More than once, Manuel has admitted his sub-.500 team will experience "growing pains." They are personified by a young middle reliever failing to record crucial outs; a starting pitcher with so much success as a rookie discovering the second trip is tougher; an erstwhile former top outfield prospect learning his way while on the job.

Brown's mistake manifested a seemingly endless fourth inning in which Milwaukee scored four times. Worley staggered on the mound, needing 44 pitches to barely survive the frame. Ten Brewers came to bat despite only three hits.

It turned on Nyjer Morgan's fly ball to deep right-center. Brown awkwardly tracked it only for the ball to nick his glove. He crashed into the blue wall and crumbled to the dirt empty-handed. He remained on the ground as the play unfolded and gingerly walked away from the scene of the gaffe.

"I just dropped it," Brown said.

Brown's defense has long been viewed as a barrier to his being an everyday player in the majors. The tide changed in 2012, when Brown began playing all three outfield positions at triple A. He was not without faults, but there was improvement. The trades of Shane Victorino and Hunter Pence have all but guaranteed Brown a spot in the 2013 starting outfield.

Ultimately, as Manuel said, the Phillies may be forced to take the bad with the good. Brown has shown flashes offensively but not with consistency. In 17 games, he is hitting .254 with only three extra-base hits.

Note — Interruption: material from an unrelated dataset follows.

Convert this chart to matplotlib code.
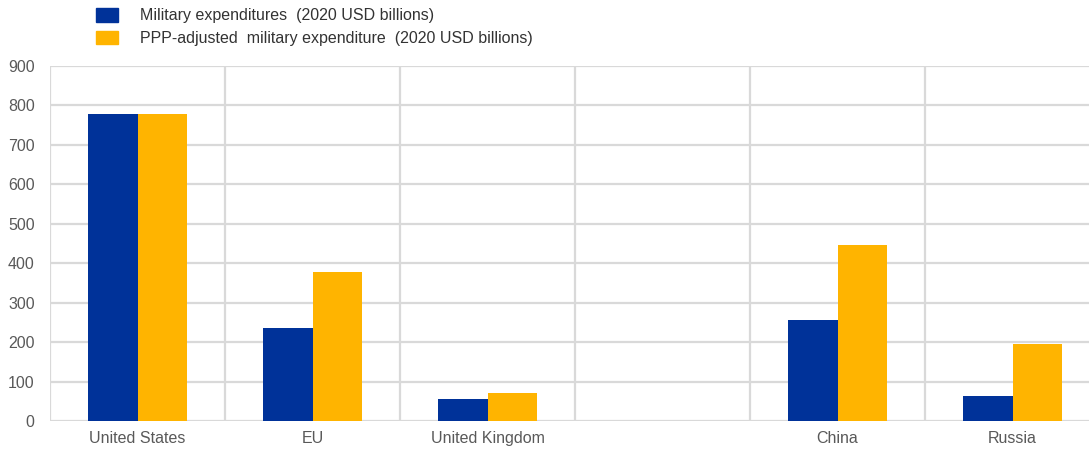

"You have to have patience with him," Manuel said. "He has to play long enough to get comfortable. He has to play until he feels like he's convinced himself he can take off. He is feeling his way right now. I think he's going to hit. I've said that all along."

Worley threw 23 more pitches after Morgan's triple before the side was retired. He surrendered a two-run single to Yovani Gallardo, the opposing pitcher. He hit a batter, walked three in the inning, and could not recover from his defense's failing him.

Worley has now failed to complete six innings in four of his last five starts. He has a 5.35 ERA in seven starts since the all-star break.

"I know I'm better than what I'm doing," Worley said.

Few predicted similar results from a season ago, when Worley crashed the National League with a 3.01 ERA in 21 starts. After the same number of starts in 2012, that figure is more than a run higher.

Like Brown, Worley will be needed by the aging Phillies. Both endured nights to forget Friday as this season crawls to its unceremonious conclusion. They commiserated together.